Yesterday's trip to Urfa was a highlight of my so-far fascinating four months here. Urfa, similarly to Gaziantep but in a more explicit capacity, stands in contrast to the Turkey's "European" north-east. While the cities of the north-east have adopted the trappings of Western architecture, design, and culture, the south/south-east remains very much steeped in the tradition of the Middle East. Urfa's open displays of religious piety, arabesque architecture, earth-toned city-scape, and general sense of gentility reminded me somewhat of small neighborhoods in Cairo.

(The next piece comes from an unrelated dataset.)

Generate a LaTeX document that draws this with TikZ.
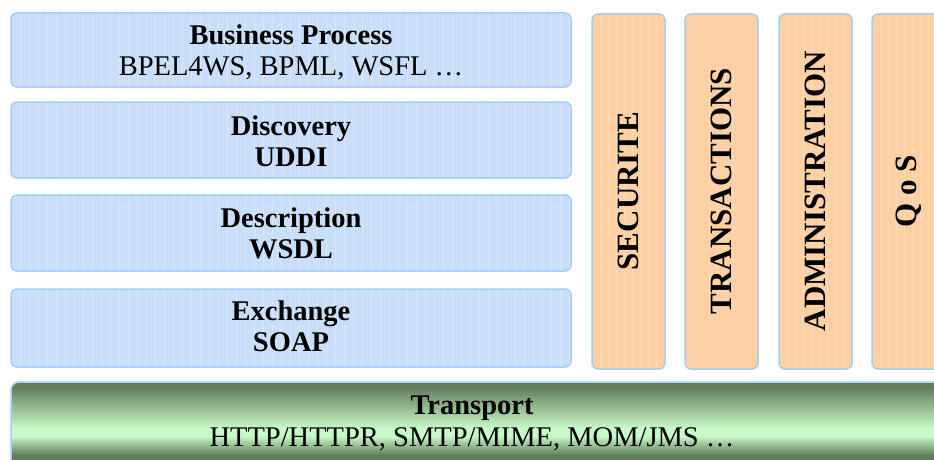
\documentclass[tikz,border=0pt]{standalone}
\usepackage{fontspec}
\setmainfont{Liberation Serif}
\definecolor{edgeblue}{HTML}{A4CDF8}
\definecolor{layerblue}{HTML}{C9DFF9}
\definecolor{gridblue}{HTML}{E3EEFC}
\definecolor{colorange}{HTML}{FDD0A4}
\definecolor{gridorange}{HTML}{FFE0C2}
\definecolor{darkgreen}{HTML}{637C5C}
\definecolor{lightgreen}{HTML}{C8F9C8}
\begin{document}
\begin{tikzpicture}[x=1pt,y=-1pt,
  layerbox/.style={draw=edgeblue,line width=1.5pt,rounded corners=6pt,fill=layerblue},
  colbox/.style={draw=edgeblue,line width=1.5pt,rounded corners=6pt,fill=colorange},
  title/.style={font=\fontsize{28.5}{30}\selectfont\bfseries,inner sep=0pt,anchor=base},
  sub/.style={font=\fontsize{28.5}{30}\selectfont,inner sep=0pt,anchor=base},
  vlabel/.style={font=\fontsize{31}{33}\selectfont\bfseries,inner sep=0pt,rotate=90}]
\useasboundingbox (0,0) rectangle (934,460);
\fill[white] (0,0) rectangle (934,460);

% stacked protocol layers
\foreach \nm/\ya/\yb in {bp/13/87, disc/102/178, desc/195/271, exch/289/367}{
  \draw[layerbox] (11,\ya) rectangle (571,\yb);
  \begin{scope}
    \clip[rounded corners=6pt] (12,\ya+1) rectangle (570,\yb-1);
    \draw[gridblue,line width=0.7pt,opacity=0.6,shift={(11,\ya)}] (0,0) grid[step=9] (560,80);
  \end{scope}
  \coordinate (\nm) at (291,{(\ya+\yb)/2});
}

% vertical cross-cutting columns
\foreach \nm/\xa in {sec/592, trans/685, adm/779, qos/872}{
  \draw[colbox] (\xa,14) rectangle (\xa+73,369);
  \begin{scope}
    \clip[rounded corners=6pt] (\xa+1,15) rectangle (\xa+72,368);
    \draw[gridorange,line width=0.7pt,opacity=0.6,shift={(\xa,14)}] (0,0) grid[step=8] (73,356);
  \end{scope}
  \coordinate (\nm) at (\xa+36.5,191);
}

% transport layer: horizontal strips give the dark-light-dark cylinder look
\begin{scope}
  \clip[rounded corners=8pt] (11,382) rectangle (960,484);
  \fill[darkgreen] (0,380) rectangle (960,388);
  \foreach \yy in {388,...,428}{
    \pgfmathsetmacro\p{(\yy-387)*100/41}
    \fill[lightgreen!\p!darkgreen] (0,\yy) rectangle (960,\yy+1.3);
  }
  \fill[lightgreen] (0,429) rectangle (960,437);
  \foreach \yy in {437,...,455}{
    \pgfmathsetmacro\p{100-(\yy-436)*100/19}
    \fill[lightgreen!\p!darkgreen] (0,\yy) rectangle (960,\yy+1.3);
  }
  \fill[darkgreen] (0,456) rectangle (960,490);
\end{scope}
\draw[draw=edgeblue,line width=1.5pt,rounded corners=8pt]
  (11,382) rectangle (960,484);
\coordinate (tr) at (472,433);

% labels
\node[title] (bpT) at (291,45) {Business Process};
\node[sub]   (bpS) at (291,75) {BPEL4WS, BPML, WSFL …};
\node[title] (diT) at (291,135) {Discovery};
\node[title] (diS) at (291,166) {UDDI};
\node[title] (deT) at (291,227) {Description};
\node[title] (deS) at (291,258) {WSDL};
\node[title] (exT) at (291,320) {Exchange};
\node[title] (exS) at (291,351) {SOAP};
\node[title] (trT) at (472,414) {Transport};
\node[sub]   (trS) at (472,446) {HTTP/HTTPR, SMTP/MIME, MOM/JMS …};

\node[vlabel] (secL) at (sec) {SECURITE};
\node[vlabel] (transL) at (trans) {TRANSACTIONS};
\node[vlabel] (admL) at (adm) {ADMINISTRATION};
\node[vlabel] (qosL) at (qos) {Q o S};
\end{tikzpicture}
\end{document}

Not-to-mention the religious significance as what seems to tie the Middle East together for me. The Holy Land (which I broadly understand as the places of Quaranic and Biblical tales) very much includes the southern portion of Turkey. Witnessing the alleged site of the birthplace of Abraham was a pleasant surprise, and Balikli Gol, where Nimrod threw Abraham into a fire, which was then turned into a pool of sacred fish, is beautifully situated between the Great Mosque of Urfa (once a church), and the marketplace of the old city. Job - my favorite religious-historical person - is also said to have been born here.

My friend and I walked the buzzzing streets of Urfa in between each azaan (call to prayer), encountering a whirlwind of heavily rhythmic music, the sweet yet mild aroma of elma shisha from the dozens of outdoor cafes populating the old city, and the allure of one of Turkey's greatest culinary achievement, freshly-baked kunefe. We took advantage of all there was to offer, and left the city full of food and contentment. It was a day I hope to remember for a long time. The layers of Urfa's history dazzle and enchant, and best came into view as we stood atop the Urfa Castle ruins gazing at Roman pillars from the 1st century, Urfa's Great Mosque, and the Turkish flag flapping in the wind. Wow - what a place.